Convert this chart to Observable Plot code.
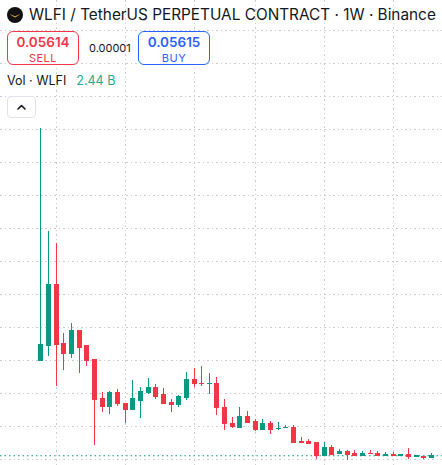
<!DOCTYPE html>
<html>
<head>
<meta charset="utf-8">
<script src="https://cdn.jsdelivr.net/npm/d3@7"></script>
<script src="https://cdn.jsdelivr.net/npm/@observablehq/plot@0.6"></script>
<style>
  html, body { margin: 0; padding: 0; background: #ffffff; }
  body { width: 442px; height: 465px; overflow: hidden; font-family: Inter, "Noto Sans", sans-serif; color: #131722; }
  #wrap { position: relative; width: 442px; height: 465px; }
  #chart { position: absolute; left: 0; top: 0; }
  .ov { position: absolute; white-space: nowrap; }
  #icon { left: 7px; top: 7px; width: 16px; height: 16px; border-radius: 50%; background: #111; }
  #title { left: 29px; top: 7px; font-size: 15.35px; line-height: 16px; color: #131722; }
  .box { top: 31px; width: 70px; height: 32px; border-radius: 6px; background: #fff; text-align: center; }
  .box .p { font-size: 13.5px; font-weight: 600; line-height: 14px; margin-top: 3px; }
  .box .l { font-size: 11px; line-height: 12px; margin-top: 3px; letter-spacing: 0.5px; }
  #sell { left: 7px; border: 1px solid #F23645; color: #F23645; }
  #buy { left: 138px; border: 1px solid #2962FF; color: #2962FF; }
  #spread { left: 89px; top: 42px; font-size: 11px; line-height: 12px; color: #131722; }
  #vol { left: 7px; top: 74px; font-size: 12.5px; line-height: 14px; color: #131722; }
  #vol .v { color: #22AB94; margin-left: 10px; }
  #btn { left: 7px; top: 96px; width: 27px; height: 20px; border: 1px solid #e0e3eb; border-radius: 4px; background: #fff; }
</style>
</head>
<body>
<div id="wrap">
  <div id="chart"></div>
  <div class="ov" id="icon"><svg width="16" height="16" viewBox="0 0 16 16"><path d="M2.8 7 L8 9.2 L13.2 7 L10.8 8.9 L8 10.4 L5.2 8.9 Z" fill="#d4a23a"/></svg></div>
  <div class="ov" id="title">WLFI / TetherUS PERPETUAL CONTRACT · 1W · Binance</div>
  <div class="ov box" id="sell"><div class="p">0.05614</div><div class="l">SELL</div></div>
  <div class="ov" id="spread">0.00001</div>
  <div class="ov box" id="buy"><div class="p">0.05615</div><div class="l">BUY</div></div>
  <div class="ov" id="vol">Vol · WLFI<span class="v">2.44 B</span></div>
  <div class="ov" id="btn"><svg width="27" height="20" viewBox="0 0 27 20"><polyline points="10,12 13.5,8.5 17,12" fill="none" stroke="#131722" stroke-width="1.6" stroke-linecap="round" stroke-linejoin="round"/></svg></div>
</div>
<script>
// Weekly candles (week start, Monday)
const weeks = [
  "2025-08-18","2025-08-25","2025-09-01","2025-09-08","2025-09-15","2025-09-22","2025-09-29",
  "2025-10-06","2025-10-13","2025-10-20","2025-10-27","2025-11-03","2025-11-10","2025-11-17",
  "2025-11-24","2025-12-01","2025-12-08","2025-12-15","2025-12-22","2025-12-29","2026-01-05",
  "2026-01-12","2026-01-19","2026-01-26","2026-02-02","2026-02-09","2026-02-16","2026-02-23",
  "2026-03-02","2026-03-09","2026-03-16","2026-03-23","2026-03-30","2026-04-06","2026-04-13",
  "2026-04-20","2026-04-27","2026-05-04","2026-05-11","2026-05-18","2026-05-25","2026-06-01",
  "2026-06-08","2026-06-15","2026-06-22","2026-06-29","2026-07-06","2026-07-13","2026-07-20",
  "2026-07-27","2026-08-03","2026-08-10"
];
const open = [
  0.1995,0.2221,0.3141,0.2247,0.2100,0.2444,0.2217,0.2005,0.1414,0.1297,0.1505,0.1353,0.1252,
  0.1398,0.1505,0.1595,0.1489,0.1368,0.1327,0.1433,0.1702,0.1656,0.1641,0.1656,0.1292,0.1050,
  0.0989,0.1141,0.1080,0.0959,0.1035,0.0964,0.0977,0.0989,0.0777,0.0777,0.0747,0.0565,0.0686,
  0.0595,0.0611,0.0595,0.0565,0.0595,0.0595,0.0565,0.0580,0.0565,0.0580,0.0535,0.0550,0.0520
];
const high = [
  0.5520,0.3959,0.3777,0.2414,0.2565,0.2455,0.2217,0.2020,0.1520,0.1535,0.1565,0.1353,0.1702,
  0.1595,0.1732,0.1641,0.1580,0.1414,0.1474,0.1823,0.1888,0.1918,0.1812,0.1752,0.1414,0.1141,
  0.1292,0.1232,0.1111,0.1111,0.1080,0.1065,0.1020,0.1020,0.0838,0.0808,0.0747,0.0762,0.0717,
  0.0656,0.0641,0.0641,0.0626,0.0641,0.0626,0.0611,0.0611,0.0580,0.0671,0.0565,0.0550,0.0595
];
const low = [
  0.1995,0.2065,0.1611,0.1858,0.2035,0.1812,0.1918,0.0721,0.1221,0.1191,0.1312,0.1050,0.1247,
  0.1130,0.1489,0.1414,0.1345,0.1221,0.1297,0.1403,0.1600,0.1615,0.1494,0.1176,0.0948,0.0979,
  0.0974,0.1050,0.0929,0.0951,0.0883,0.0944,0.0967,0.0758,0.0758,0.0732,0.0505,0.0565,0.0580,
  0.0585,0.0489,0.0550,0.0550,0.0573,0.0561,0.0565,0.0565,0.0565,0.0505,0.0535,0.0505,0.0520
];
const close = [
  0.2232,0.3141,0.2236,0.2100,0.2444,0.2191,0.1994,0.1403,0.1297,0.1505,0.1342,0.1252,0.1414,
  0.1520,0.1595,0.1459,0.1353,0.1327,0.1444,0.1702,0.1645,0.1641,0.1656,0.1282,0.1039,0.0994,
  0.1141,0.1065,0.0959,0.1035,0.0959,0.0974,0.0989,0.0762,0.0762,0.0732,0.0565,0.0686,0.0580,
  0.0611,0.0580,0.0561,0.0595,0.0583,0.0565,0.0580,0.0565,0.0580,0.0535,0.0565,0.0520,0.05614
];
const priceGrid = [0.05,0.10,0.15,0.20,0.25,0.30,0.35,0.40,0.45,0.50,0.55,0.60,0.65,0.70];
const lastPrice = 0.05614;

const UP = "#089981", DOWN = "#F23645";
const parse = d3.utcParse("%Y-%m-%d");
const data = weeks.map((w, i) => ({
  date: parse(w), open: open[i], high: high[i], low: low[i], close: close[i],
  top: Math.max(open[i], close[i]), bot: Math.min(open[i], close[i])
}));

// vertical grid: first week of every other month (Sep, Nov, Jan, Mar, May, Jul)
const monthGrid = data.filter((d, i) => i > 0 && d.date.getUTCMonth() !== data[i - 1].date.getUTCMonth() && d.date.getUTCMonth() % 2 === 0).map(d => d.date);

const first = data[0].date;
const xDomain = [d3.utcHour.offset(first, Math.round(-5.26 * 168)), d3.utcHour.offset(first, Math.round(52.44 * 168))];

const chart = Plot.plot({
  width: 442,
  height: 465,
  margin: 0,
  style: { background: "transparent", overflow: "visible" },
  x: { type: "utc", domain: xDomain, axis: null },
  y: { domain: [0.041364, 0.74591], axis: null },
  marks: [
    Plot.gridY(priceGrid, { stroke: "#c9ccd3", strokeOpacity: 1, strokeDasharray: "1.5,3", shapeRendering: "crispEdges" }),
    Plot.gridX(monthGrid, { stroke: "#c9ccd3", strokeOpacity: 1, strokeDasharray: "1.5,3", shapeRendering: "crispEdges" }),
    Plot.ruleY([lastPrice], { stroke: UP, strokeWidth: 1.2, strokeDasharray: "1.5,3" }),
    Plot.ruleX(data, { x: "date", y1: "low", y2: "high", stroke: d => d.close >= d.open ? UP : DOWN, strokeWidth: 1, shapeRendering: "crispEdges" }),
    Plot.ruleX(data, { x: "date", y1: "top", y2: "bot", stroke: d => d.close >= d.open ? UP : DOWN, strokeWidth: 5, insetTop: -0.5, insetBottom: -0.5, shapeRendering: "crispEdges" })
  ]
});
document.getElementById("chart").appendChild(chart);
</script>
</body>
</html>
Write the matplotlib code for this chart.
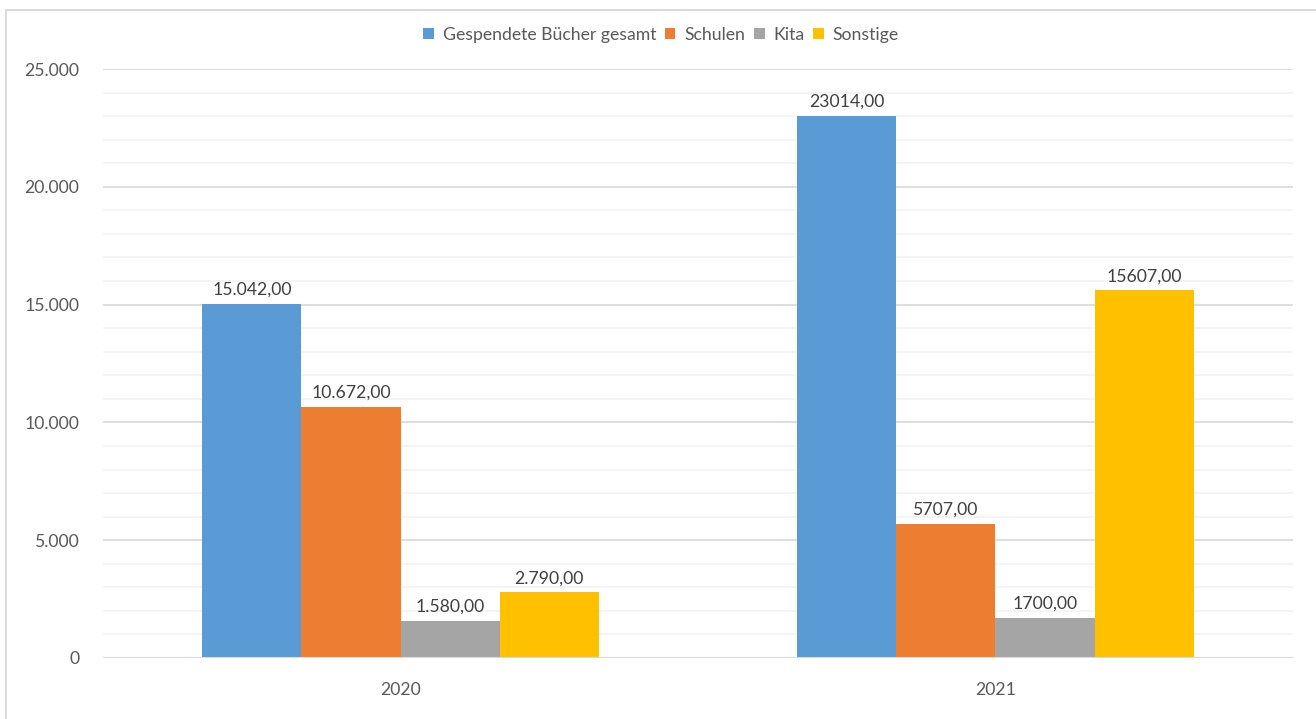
import matplotlib
matplotlib.use("Agg")
import matplotlib.pyplot as plt
from matplotlib.patches import Rectangle
from matplotlib.ticker import MultipleLocator, FuncFormatter
import numpy as np

plt.rcParams['font.family'] = ['Lato', 'DejaVu Sans']

years = ['2020', '2021']
series = ['Gespendete Bücher gesamt', 'Schulen', 'Kita', 'Sonstige']
values = [
    [15042, 23014],
    [10672, 5707],
    [1580, 1700],
    [2790, 15607],
]
labels = [
    ['15.042,00', '23014,00'],
    ['10.672,00', '5707,00'],
    ['1.580,00', '1700,00'],
    ['2.790,00', '15607,00'],
]
colors = ['#5B9BD5', '#ED7D31', '#A5A5A5', '#FFC000']

W, H = 1316, 719
fs = 12.7
fig = plt.figure(figsize=(W / 100, H / 100), dpi=100)
ax = fig.add_axes([103 / W, 1 - 658 / H, (1293 - 103) / W, (658 - 69) / H])

# chart border (cropped on the right and bottom in the original)
fig.patches.append(Rectangle((6 / W, -0.01), 1.05, 1 - 10 / H + 0.01,
                             transform=fig.transFigure, fill=False,
                             edgecolor='#D9D9D9', lw=1.3))

x = np.arange(len(years))
w = 1 / 6
for i, (name, vals) in enumerate(zip(series, values)):
    pos = x + (i - 1.5) * w
    bars = ax.bar(pos, vals, width=w, color=colors[i], label=name, zorder=3)
    for b, lab in zip(bars, labels[i]):
        ax.text(b.get_x() + b.get_width() / 2, b.get_height() + 250, lab,
                ha='center', va='bottom', fontsize=fs, color='#404040')

ax.set_xlim(-0.5, 1.5)
ax.set_ylim(0, 25000)
ax.set_xticks(x)
ax.set_xticklabels(years)
ax.yaxis.set_major_locator(MultipleLocator(5000))
ax.yaxis.set_minor_locator(MultipleLocator(1000))
ax.yaxis.set_major_formatter(FuncFormatter(lambda v, p: f'{int(v):,}'.replace(',', '.')))
ax.grid(axis='y', which='major', color='#D9D9D9', lw=1.2, zorder=0)
ax.grid(axis='y', which='minor', color='#F2F2F2', lw=1.2, zorder=0)
ax.tick_params(axis='both', which='both', length=0, labelsize=fs, colors='#595959')
ax.tick_params(axis='y', pad=17)
ax.tick_params(axis='x', pad=17)
for s in ax.spines.values():
    s.set_visible(False)
ax.axhline(0, color='#D9D9D9', lw=1.5, zorder=4)

fig.legend(loc='center', bbox_to_anchor=(661 / W, 1 - 35 / H), ncol=4, frameon=False,
           fontsize=fs, handlelength=0.6, handleheight=0.6, handletextpad=0.5,
           columnspacing=0.5, labelcolor='#595959')

fig.savefig('out.png', dpi=100)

» Exercise objective
In the records above, find each line holding "chart" and copy it.

» The completed task
Convert this chart to Observable Plot code.
  #chart { position: absolute; left: 0; top: 0; }
  <div id="chart"></div>
const chart = Plot.plot({
document.getElementById("chart").appendChild(chart);
Write the matplotlib code for this chart.
# chart border (cropped on the right and bottom in the original)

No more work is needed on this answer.